### Aim of the exercise
Begin at the line containing "Write a Python" in the entries below and end at the line containing "servicos = [42.8, 52.7, 58.0]"; transcribe that range exactly and nothing outside it.

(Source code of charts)

____

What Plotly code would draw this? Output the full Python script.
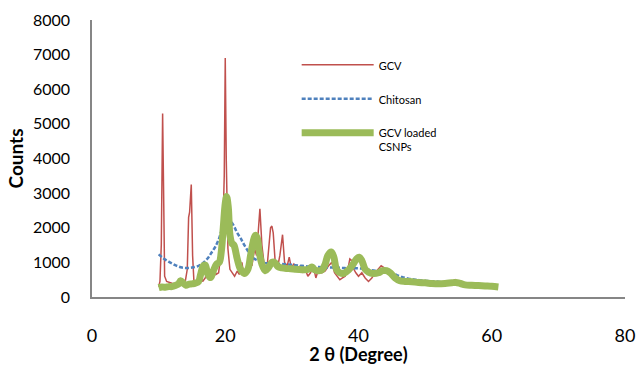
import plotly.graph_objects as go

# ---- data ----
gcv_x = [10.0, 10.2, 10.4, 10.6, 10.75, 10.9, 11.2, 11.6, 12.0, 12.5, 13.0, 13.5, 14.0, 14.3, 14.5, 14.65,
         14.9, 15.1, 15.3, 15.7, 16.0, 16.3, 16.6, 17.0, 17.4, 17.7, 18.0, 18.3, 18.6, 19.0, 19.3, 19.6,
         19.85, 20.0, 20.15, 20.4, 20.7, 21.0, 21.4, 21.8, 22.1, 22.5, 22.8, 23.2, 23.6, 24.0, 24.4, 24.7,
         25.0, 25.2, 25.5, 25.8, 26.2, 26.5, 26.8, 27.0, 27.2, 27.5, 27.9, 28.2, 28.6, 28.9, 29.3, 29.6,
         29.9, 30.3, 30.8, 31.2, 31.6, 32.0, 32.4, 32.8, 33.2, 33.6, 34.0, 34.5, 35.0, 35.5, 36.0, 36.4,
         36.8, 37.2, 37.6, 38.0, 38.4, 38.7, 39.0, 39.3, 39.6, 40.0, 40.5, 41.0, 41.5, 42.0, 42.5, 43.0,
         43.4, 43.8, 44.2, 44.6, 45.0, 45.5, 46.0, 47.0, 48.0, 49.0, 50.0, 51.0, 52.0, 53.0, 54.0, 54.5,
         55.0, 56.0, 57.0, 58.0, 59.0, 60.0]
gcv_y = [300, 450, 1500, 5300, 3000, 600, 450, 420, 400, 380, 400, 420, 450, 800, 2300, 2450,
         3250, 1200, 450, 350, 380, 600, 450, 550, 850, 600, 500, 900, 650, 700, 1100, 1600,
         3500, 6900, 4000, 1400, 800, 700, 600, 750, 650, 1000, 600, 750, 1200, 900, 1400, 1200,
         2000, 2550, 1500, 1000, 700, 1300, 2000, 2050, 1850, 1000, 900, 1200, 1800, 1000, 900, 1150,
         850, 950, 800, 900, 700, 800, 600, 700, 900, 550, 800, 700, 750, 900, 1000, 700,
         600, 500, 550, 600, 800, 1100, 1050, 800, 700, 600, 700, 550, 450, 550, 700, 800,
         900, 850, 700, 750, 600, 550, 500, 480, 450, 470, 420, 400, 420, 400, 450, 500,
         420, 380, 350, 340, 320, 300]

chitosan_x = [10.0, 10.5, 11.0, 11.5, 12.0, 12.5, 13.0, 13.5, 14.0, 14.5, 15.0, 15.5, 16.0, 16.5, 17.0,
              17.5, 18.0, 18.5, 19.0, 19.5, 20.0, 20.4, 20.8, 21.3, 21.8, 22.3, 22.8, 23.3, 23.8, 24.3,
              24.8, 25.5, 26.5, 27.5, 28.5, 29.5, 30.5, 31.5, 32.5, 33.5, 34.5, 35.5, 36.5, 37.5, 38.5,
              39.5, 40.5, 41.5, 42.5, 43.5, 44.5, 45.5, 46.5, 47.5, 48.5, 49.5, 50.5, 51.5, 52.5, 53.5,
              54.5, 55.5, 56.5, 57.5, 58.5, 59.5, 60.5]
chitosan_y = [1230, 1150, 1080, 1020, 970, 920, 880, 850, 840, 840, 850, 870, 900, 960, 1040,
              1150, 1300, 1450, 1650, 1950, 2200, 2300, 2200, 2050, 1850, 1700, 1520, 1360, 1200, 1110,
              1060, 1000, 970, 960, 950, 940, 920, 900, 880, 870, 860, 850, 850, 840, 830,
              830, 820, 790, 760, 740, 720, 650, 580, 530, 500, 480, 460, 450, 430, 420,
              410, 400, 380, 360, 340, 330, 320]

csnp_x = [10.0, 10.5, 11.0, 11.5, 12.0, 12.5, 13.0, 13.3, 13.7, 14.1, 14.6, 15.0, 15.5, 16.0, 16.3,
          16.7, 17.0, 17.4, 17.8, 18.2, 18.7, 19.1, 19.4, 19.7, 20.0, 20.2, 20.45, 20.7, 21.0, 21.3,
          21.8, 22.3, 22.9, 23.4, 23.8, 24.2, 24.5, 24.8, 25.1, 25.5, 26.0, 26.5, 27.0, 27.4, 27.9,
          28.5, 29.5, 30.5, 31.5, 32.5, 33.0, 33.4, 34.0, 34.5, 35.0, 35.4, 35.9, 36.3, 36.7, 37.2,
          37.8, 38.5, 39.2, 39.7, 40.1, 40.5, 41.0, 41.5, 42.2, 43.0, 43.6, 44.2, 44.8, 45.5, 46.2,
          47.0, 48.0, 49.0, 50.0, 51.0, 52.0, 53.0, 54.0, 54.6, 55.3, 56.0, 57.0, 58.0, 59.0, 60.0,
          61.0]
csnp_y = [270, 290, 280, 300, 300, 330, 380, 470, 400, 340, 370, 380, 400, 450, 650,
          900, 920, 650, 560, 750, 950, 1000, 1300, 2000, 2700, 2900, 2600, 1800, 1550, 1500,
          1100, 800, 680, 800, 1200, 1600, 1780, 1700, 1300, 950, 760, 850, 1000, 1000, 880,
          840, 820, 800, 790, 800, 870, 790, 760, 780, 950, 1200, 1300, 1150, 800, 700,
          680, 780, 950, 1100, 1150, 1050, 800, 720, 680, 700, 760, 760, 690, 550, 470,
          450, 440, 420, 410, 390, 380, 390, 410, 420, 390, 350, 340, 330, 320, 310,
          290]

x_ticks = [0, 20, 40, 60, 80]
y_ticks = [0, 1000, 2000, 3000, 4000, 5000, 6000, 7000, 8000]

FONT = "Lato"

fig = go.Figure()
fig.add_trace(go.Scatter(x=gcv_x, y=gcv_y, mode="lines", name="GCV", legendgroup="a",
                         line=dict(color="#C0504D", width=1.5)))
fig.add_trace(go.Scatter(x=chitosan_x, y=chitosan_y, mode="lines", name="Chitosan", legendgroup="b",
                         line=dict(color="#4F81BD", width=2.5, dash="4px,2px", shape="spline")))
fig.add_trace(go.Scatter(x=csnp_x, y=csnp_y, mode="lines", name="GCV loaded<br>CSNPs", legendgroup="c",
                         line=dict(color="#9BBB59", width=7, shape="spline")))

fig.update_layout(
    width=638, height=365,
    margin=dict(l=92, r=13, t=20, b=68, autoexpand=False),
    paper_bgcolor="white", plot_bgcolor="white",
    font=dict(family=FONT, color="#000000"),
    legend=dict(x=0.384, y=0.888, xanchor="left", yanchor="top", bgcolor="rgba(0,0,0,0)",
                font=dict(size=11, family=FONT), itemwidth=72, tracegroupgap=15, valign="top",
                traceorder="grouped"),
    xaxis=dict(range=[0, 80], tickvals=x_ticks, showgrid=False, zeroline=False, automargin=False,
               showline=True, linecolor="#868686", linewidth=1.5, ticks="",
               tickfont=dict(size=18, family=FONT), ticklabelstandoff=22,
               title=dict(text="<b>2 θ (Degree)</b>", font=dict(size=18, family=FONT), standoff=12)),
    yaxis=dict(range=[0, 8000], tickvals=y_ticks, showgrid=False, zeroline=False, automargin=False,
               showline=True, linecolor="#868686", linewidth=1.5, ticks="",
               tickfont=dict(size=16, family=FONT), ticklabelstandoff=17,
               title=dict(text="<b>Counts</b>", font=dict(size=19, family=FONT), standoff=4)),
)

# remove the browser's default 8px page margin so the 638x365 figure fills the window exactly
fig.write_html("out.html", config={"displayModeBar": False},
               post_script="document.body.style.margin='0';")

____

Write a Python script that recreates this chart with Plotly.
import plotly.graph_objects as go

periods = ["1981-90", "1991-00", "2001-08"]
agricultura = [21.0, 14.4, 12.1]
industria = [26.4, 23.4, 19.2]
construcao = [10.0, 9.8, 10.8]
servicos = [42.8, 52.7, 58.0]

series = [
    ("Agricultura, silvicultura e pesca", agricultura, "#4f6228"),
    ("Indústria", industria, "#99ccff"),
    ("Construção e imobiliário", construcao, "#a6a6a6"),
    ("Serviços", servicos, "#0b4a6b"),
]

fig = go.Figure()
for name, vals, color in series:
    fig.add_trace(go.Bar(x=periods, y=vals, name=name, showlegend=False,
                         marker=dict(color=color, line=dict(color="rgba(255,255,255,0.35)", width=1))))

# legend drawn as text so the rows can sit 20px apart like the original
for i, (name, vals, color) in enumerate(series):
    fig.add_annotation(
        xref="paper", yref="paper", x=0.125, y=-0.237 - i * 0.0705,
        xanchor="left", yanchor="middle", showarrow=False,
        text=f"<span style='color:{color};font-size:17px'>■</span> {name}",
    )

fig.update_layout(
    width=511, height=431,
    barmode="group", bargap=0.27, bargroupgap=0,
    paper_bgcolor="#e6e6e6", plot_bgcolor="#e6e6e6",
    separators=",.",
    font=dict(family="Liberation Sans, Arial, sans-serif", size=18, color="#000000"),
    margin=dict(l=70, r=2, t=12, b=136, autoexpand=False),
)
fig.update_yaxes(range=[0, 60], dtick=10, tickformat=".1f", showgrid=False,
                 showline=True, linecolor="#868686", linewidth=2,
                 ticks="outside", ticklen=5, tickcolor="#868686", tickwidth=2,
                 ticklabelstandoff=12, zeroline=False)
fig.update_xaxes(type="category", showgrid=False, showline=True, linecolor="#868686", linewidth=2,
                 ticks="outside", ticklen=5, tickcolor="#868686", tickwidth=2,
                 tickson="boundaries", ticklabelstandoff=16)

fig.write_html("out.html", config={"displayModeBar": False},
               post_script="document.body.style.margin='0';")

____

### Exercise response
Write a Python script that recreates this chart with Plotly.
import plotly.graph_objects as go

periods = ["1981-90", "1991-00", "2001-08"]
agricultura = [21.0, 14.4, 12.1]
industria = [26.4, 23.4, 19.2]
construcao = [10.0, 9.8, 10.8]
servicos = [42.8, 52.7, 58.0]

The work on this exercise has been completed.